● **SOURCE DATA**:
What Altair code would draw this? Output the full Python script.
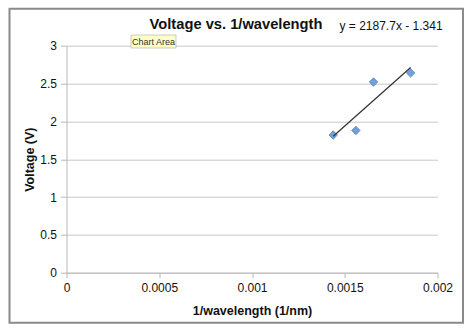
import altair as alt
import pandas as pd

inv_wavelength = [0.001438, 0.001560, 0.001655, 0.001855]
voltage = [1.82, 1.88, 2.52, 2.64]
x_ticks = [0, 0.0005, 0.001, 0.0015, 0.002]
y_ticks = [0, 0.5, 1, 1.5, 2, 2.5, 3]
title_text = "Voltage vs. 1/wavelength"
equation_text = "y = 2187.7x - 1.341"
tooltip_text = "Chart Area"

df = pd.DataFrame({"x": inv_wavelength, "y": voltage})
one = pd.DataFrame({"a": [0]})

FONT = "Liberation Sans"
W, H = 371, 227

xs = alt.Scale(domain=[0, 0.002], nice=False, zero=False)
ys = alt.Scale(domain=[0, 3], nice=False, zero=False)

x_axis = alt.Axis(values=x_ticks, tickCount=20, format="~g", grid=False, title="1/wavelength (1/nm)",
                  domainColor="#b8b8b8", tickColor="#b8b8b8", tickSize=5,
                  labelFont=FONT, labelFontSize=12, labelColor="#111", labelPadding=5,
                  labelOverlap=False,
                  titleFont=FONT, titleFontSize=12.5, titleFontWeight="bold", titleColor="#111",
                  titlePadding=11, labelFlush=False)
y_axis = alt.Axis(values=y_ticks, tickCount=20, format="~g", grid=True, gridColor="#c9c9c9",
                  title="Voltage (V)",
                  domainColor="#b8b8b8", tickColor="#b8b8b8", tickSize=6,
                  labelFont=FONT, labelFontSize=12, labelColor="#111", labelPadding=4,
                  labelOverlap=False,
                  titleFont=FONT, titleFontSize=12.5, titleFontWeight="bold", titleColor="#111",
                  titleX=-30.5)

frame = alt.Chart(one).mark_rect(fill="white", fillOpacity=0, stroke="#8a8a8a", strokeWidth=2, clip=False).encode(
    x=alt.value(-57), x2=alt.value(396.5), y=alt.value(-37), y2=alt.value(277))

points = alt.Chart(df).mark_point(shape="diamond", filled=True, size=70, fill="#72a0da",
                                  stroke="#4f7fc0", strokeWidth=0.8, opacity=1).encode(
    x=alt.X("x:Q", scale=xs, axis=x_axis),
    y=alt.Y("y:Q", scale=ys, axis=y_axis))

trend = alt.Chart(df).transform_regression("x", "y").mark_line(color="#333333", strokeWidth=1.2).encode(
    x=alt.X("x:Q", scale=xs), y=alt.Y("y:Q", scale=ys))

title = alt.Chart(one).mark_text(text=title_text, font=FONT, fontSize=14.7, fontWeight="bold",
                                 color="#111", align="center", baseline="middle").encode(
    x=alt.value(169.5), y=alt.value(-20.5))
eq = alt.Chart(one).mark_text(text=equation_text, font=FONT, fontSize=12, color="#111",
                              align="left", baseline="middle").encode(
    x=alt.value(273), y=alt.value(-20))

tip_box = alt.Chart(one).mark_rect(fill="#fdfdc8", stroke="#b0b0a0", strokeWidth=0.6).encode(
    x=alt.value(64.5), x2=alt.value(109.5), y=alt.value(-10.7), y2=alt.value(2.3))
tip_txt = alt.Chart(one).mark_text(text=tooltip_text, font=FONT, fontSize=9, color="#333",
                                   align="center", baseline="middle").encode(
    x=alt.value(87), y=alt.value(-4.2))

chart = alt.layer(frame, points, trend, title, eq, tip_box, tip_txt).properties(
    width=W, height=H,
    autosize=alt.AutoSizeParams(type="none"),
    padding={"left": 66.5, "top": 45.7, "right": 474 - 66.5 - W, "bottom": 334 - 45.7 - H},
    background="white",
).configure_view(stroke=None)

chart.save("out.html", embed_options={"renderer": "svg", "actions": False})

● **EXERCISE**: Take the material above from its first line through the line holding "import pandas as pd" and set it down exactly, without the pictures.

● **OUTPUT BELOW**:
What Altair code would draw this? Output the full Python script.
import altair as alt
import pandas as pd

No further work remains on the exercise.